By Grant Smith, Olga Tanas and Dina Khrennikova
OPEC and its allies including Russia and Kazakhstan, collectively known as OPEC+, face a difficult choice when they meet in the Austrian capital on Dec. 5 to 6. The oil market is being pulled in different directions by powerful forces over which it has little control — U.S. President Donald Trump’s trade war with China, a predicted slowdown in the American shale boom, and conflicting signals about the overall health of the global economy.

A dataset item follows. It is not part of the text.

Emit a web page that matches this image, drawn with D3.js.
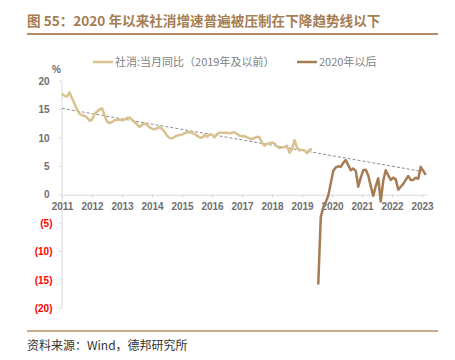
<!DOCTYPE html>
<html><head><meta charset="utf-8">
<script src="https://cdn.jsdelivr.net/npm/d3@7"></script>
<style>
body{margin:0;background:#fff;}
svg{display:block;font-family:"Liberation Sans","Noto Sans CJK SC",sans-serif;}
</style></head>
<body><svg id="c" width="455" height="360"></svg>
<script>
const title = "图 55：2020 年以来社消增速普遍被压制在下降趋势线以下";
const source = "资料来源：Wind，德邦研究所";
const legendLabels = ["社消:当月同比（2019年及以前）", "2020年以后"];
const yearLabels = ["2011","2012","2013","2014","2015","2016","2017","2018","2019","2020","2021","2022","2023"];
const yTicks = [20, 15, 10, 5, 0, -5, -10, -15, -20];
// monthly values, month index 0 = Jan 2011
const series1 = [17.8,17.4,17.3,18.0,17.0,16.0,15.0,14.3,14.0,13.9,13.6,13.0,
  13.2,14.2,14.6,15.0,15.2,14.0,12.9,12.6,12.8,13.1,13.2,13.2,
  13.1,13.2,13.5,13.6,13.2,12.8,12.4,11.9,12.3,12.5,12.3,11.9,
  11.6,11.5,11.7,11.9,11.6,11.1,10.4,10.0,9.9,10.2,10.4,10.5,
  10.6,10.8,11.0,11.0,10.9,10.7,10.4,10.1,10.0,10.5,10.2,10.6,
  10.6,10.1,10.7,10.9,10.9,10.9,10.9,10.8,10.9,11.0,10.7,10.4,
  10.3,10.3,10.1,9.9,9.8,10.0,10.2,10.1,9.2,8.6,9.0,9.0,
  9.2,9.0,8.5,8.2,8.3,8.4,8.6,7.4,8.0,9.6,8.3,7.8,
  7.9,7.8,7.3,7.9,8.0];
const series1Start = 0;
const series2 = [-15.8,-4.0,-2.2,-1.3,-0.2,2.0,4.2,4.8,5.0,4.9,5.6,6.1,
  5.2,4.3,4.6,4.2,1.4,3.0,4.3,4.4,3.4,1.5,-0.2,1.5,
  2.9,-1.2,2.5,4.3,3.4,2.6,3.0,2.7,0.9,1.4,1.9,2.6,
  3.3,2.6,2.6,3.0,2.8,4.9,4.2,3.5];
const series2Start = 102.5;
const trendIdx = [0, 144];
const trendVals = [15.2, 4.1];

const svg = d3.select("#c");
const x = d3.scaleLinear().domain([0, 146]).range([62, 427]);
const y = d3.scaleLinear().domain([-20, 20]).range([308.3, 81.1]);

// title
svg.append("text").attr("x", 27).attr("y", 26).attr("fill", "#A57D52")
  .attr("font-size", 13.6).attr("font-weight", "bold")
  .attr("font-family", "'Noto Sans CJK SC',sans-serif").text(title);
svg.append("line").attr("x1", 27).attr("x2", 438).attr("y1", 34).attr("y2", 34)
  .attr("stroke", "#B48D66").attr("stroke-width", 2);

// legend
const lg = [{c:"#D9C290", x:93, t:legendLabels[0]}, {c:"#A67C52", x:297, t:legendLabels[1]}];
lg.forEach(d => {
  svg.append("line").attr("x1", d.x).attr("x2", d.x + 20).attr("y1", 62).attr("y2", 62)
    .attr("stroke", d.c).attr("stroke-width", 2.5);
  svg.append("text").attr("x", d.x + 22).attr("y", 66).attr("fill", "#7f7f7f")
    .attr("font-size", 11).attr("font-family", "'Noto Sans CJK SC',sans-serif").text(d.t);
});

// y axis
svg.append("line").attr("x1", 62).attr("x2", 62).attr("y1", y(20)).attr("y2", y(-20))
  .attr("stroke", "#d9d9d9").attr("stroke-width", 1);
yTicks.forEach(v => {
  svg.append("line").attr("x1", 59).attr("x2", 62).attr("y1", y(v)).attr("y2", y(v))
    .attr("stroke", "#d9d9d9");
  svg.append("text").attr("x", v < 0 ? 52.5 : 49.5).attr("y", y(v) + 3.6)
    .attr("text-anchor", "end").attr("font-size", 10).attr("font-weight", "bold")
    .attr("fill", v < 0 ? "#ff0000" : "#6f6f6f")
    .text(v < 0 ? "(" + (-v) + ")" : v);
});
svg.append("text").attr("x", 52).attr("y", 73).attr("font-size", 10).attr("font-weight", "bold")
  .attr("fill", "#6f6f6f").text("%");

// x axis
const xAxis = d3.axisBottom(x).tickValues(yearLabels.map((d, i) => i * 12))
  .tickFormat((d, i) => yearLabels[i]).tickSize(3).tickSizeOuter(0);
const gx = svg.append("g").attr("transform", `translate(0,${y(0)})`).call(xAxis);
gx.select(".domain").attr("stroke", "#d9d9d9");
gx.selectAll(".tick line").attr("stroke", "#d9d9d9");
gx.selectAll(".tick text").attr("fill", "#6f6f6f").attr("font-size", 10)
  .attr("font-weight", "bold").attr("font-family", "'Liberation Sans',sans-serif").attr("dy", "0.95em");

// trend line
svg.append("line").attr("x1", x(trendIdx[0])).attr("x2", x(trendIdx[1]))
  .attr("y1", y(trendVals[0])).attr("y2", y(trendVals[1]))
  .attr("stroke", "#7f7f7f").attr("stroke-width", 0.9).attr("stroke-dasharray", "3,2");

// series
const line = d3.line().x(d => x(d[0])).y(d => y(d[1]));
svg.append("path").datum(series1.map((v, i) => [series1Start + i, v]))
  .attr("d", line).attr("fill", "none").attr("stroke", "#D9C290").attr("stroke-width", 2.5)
  .attr("stroke-linejoin", "round");
svg.append("path").datum(series2.map((v, i) => [series2Start + i, v]))
  .attr("d", line).attr("fill", "none").attr("stroke", "#A67C52").attr("stroke-width", 2.5)
  .attr("stroke-linejoin", "round");

// bottom rule and source
svg.append("line").attr("x1", 27).attr("x2", 438).attr("y1", 331).attr("y2", 331)
  .attr("stroke", "#B48D66").attr("stroke-width", 1.5);
svg.append("text").attr("x", 27).attr("y", 350).attr("fill", "#333")
  .attr("font-size", 12).attr("font-family", "'Noto Sans CJK SC',sans-serif").text(source);
</script></body></html>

In recent weeks, OPEC’s Secretary-General Mohammad Barkindo has taken a more optimistic line, talking of “brighter spots for the 2020 outlook” and arguing that any market weakness early in the year will be fleeting. Yet if the gloomiest forecasts for demand growth combine with a rampant expansion in non-OPEC supplies, banks including Citigroup Inc. and BNP Paribas SA say prices could slump below $50 a barrel next year.
“We need deeper cuts, I just don’t know how it will be agreed,” Warren Patterson, head of commodities strategy at ING Bank NV, said on Thursday. “The level of additional cuts over the first quarter of 2020 is just too much for members to stomach I think.”
Moscow Talks
A separate meeting on Thursday in Moscow sent similar signals that OPEC+ would stay the course. After talks with Russian Energy Minister Alexander Novak, executives from oil companies including Lukoil PJSC and Russneft PJSC said they agreed to continue the current deal without changing the terms.
“Everybody proposed we remain in the deal with the same parameters, and meet again in the end of the first quarter for further discussions,” Lukoil First Vice President Ravil Maganov told reporters after the meeting.
It’s too early to say if the accord needs to be extended beyond March, said Sergey Donskoy, a board member from Irkutsk Oil Co. LLC. “Let’s not make sharp moves,” he said.
Since OPEC+ ministers typically meet to discuss policy in December and June, market watchers expect the group to agree an extension of the current deal of at least three months beyond its March expiry. In the Bloomberg survey, 20 of the 35 respondents predicted the group will decide to prolong their existing supply limits until the middle of 2020. Eight predicted a longer extension, to either September or December.
The ECB considered a number of scenarios for the oil market in 2020. The base case was for a broadly balanced market, with a gradual increase in stockpiles of 200,000 barrels a day over the course of the year, which would leave inventories in industrialized countries in line with the five-year average.